MapillaryJS comes with two different camera controls, Street and Earth. Street mode is for navigating at the street level while Earth mode works more like a map. When using MapillaryJS, you may want to interact with the visualized content in another way. You can do that by extending MapillaryJS with custom camera controls. Custom camera controls allow you to freely move the viewer's camera and define the camera projection used.

You will learn
  • How to use the Three.js fly controls to define the camera behavior
  • How to implement the ICustomCameraControls interface
  • How to attach your camera controls to the Viewer
  • How to activate your camera controls

Creating the Camera Controls#

In the data provider and custom render examples we worked with both geodetic and local topocentric coordinates and converted between them. For camera controls, we mainly operate in the local topocentric space, but will also do some coordiante conversions.

To create our fly controls, we will implement the ICustomCameraControls interface. Let us go through the interface implementation member by member.

constructor#

We can use the constructor to assign some readonly visualization options for our controls.

class FlyCameraControls {  constructor() {    this.fov = options.fov;    this.movementSpeed = options.movementSpeed;    this.rollSpeed = options.rollSpeed;  }  // ...}

onAttach#

ICustomCameraControls.onAttach is called when the controls have been attached to the Viewer with the Viewer.attachCustomCameraControls method. onAttach provides two important callback parameters, viewMatrixCallback and projectionMatrixCallback. You should invoke these callbacks to modify the pose and projection of the Viewer's camera whenever the controls causes an update.

Custom camera controls trigger rerendering automatically when the camera pose or projection is changed through the viewMatrixCallback or projectionMatrixCallback. Invoking the callbacks has no effect if custom camera controls has not been activated.

In our controls onAttach implementation, we assign the callback parameters to instance properties to be able to invoke them later.

tip

If you want to learn more about view, and projection matrices, take a look at the WebGL model view projection article on MDN.

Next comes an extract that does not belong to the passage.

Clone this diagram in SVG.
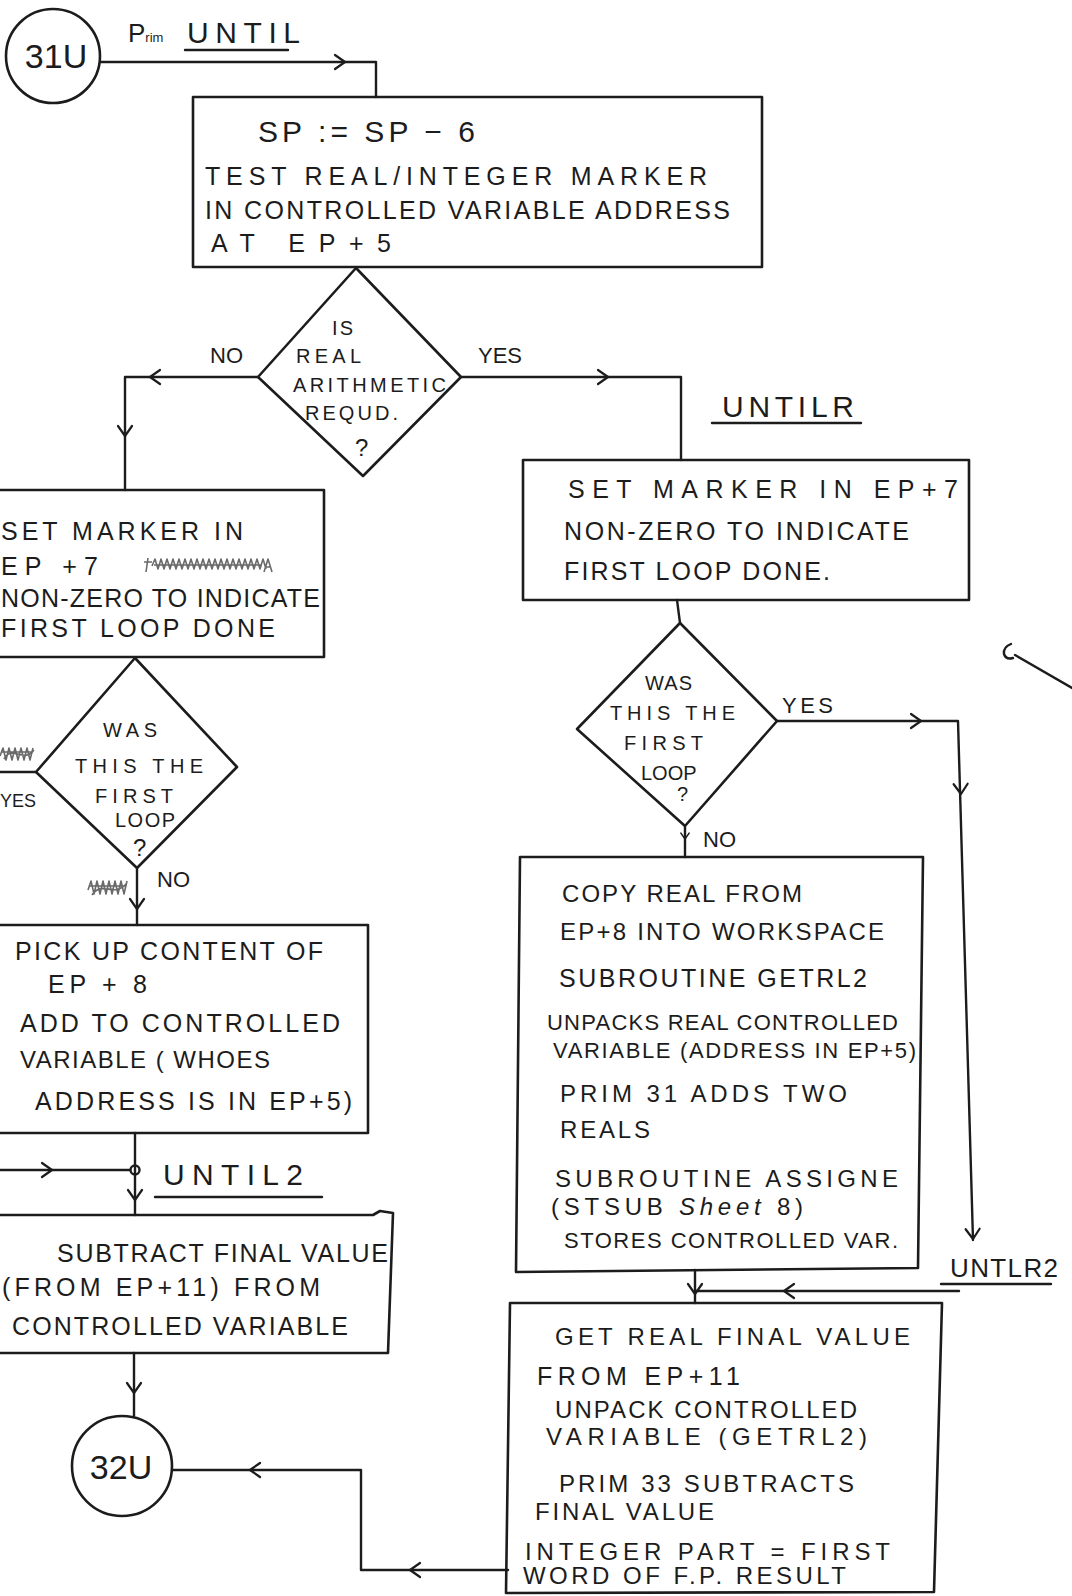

class FlyCameraControls {  // ...  onAttach(viewer, viewMatrixCallback, projectionMatrixCallback) {    this.viewMatrixCallback = viewMatrixCallback;    this.projectionMatrixCallback = projectionMatrixCallback;  }}

onActivate#

When our controls are activated, they take responsibility for moving the Viewer's camera and defining it's projection. The ICustomCameraControls.onActivate method gives the camera controls a chance to initialize resources, perform any transitions, and determine initial state.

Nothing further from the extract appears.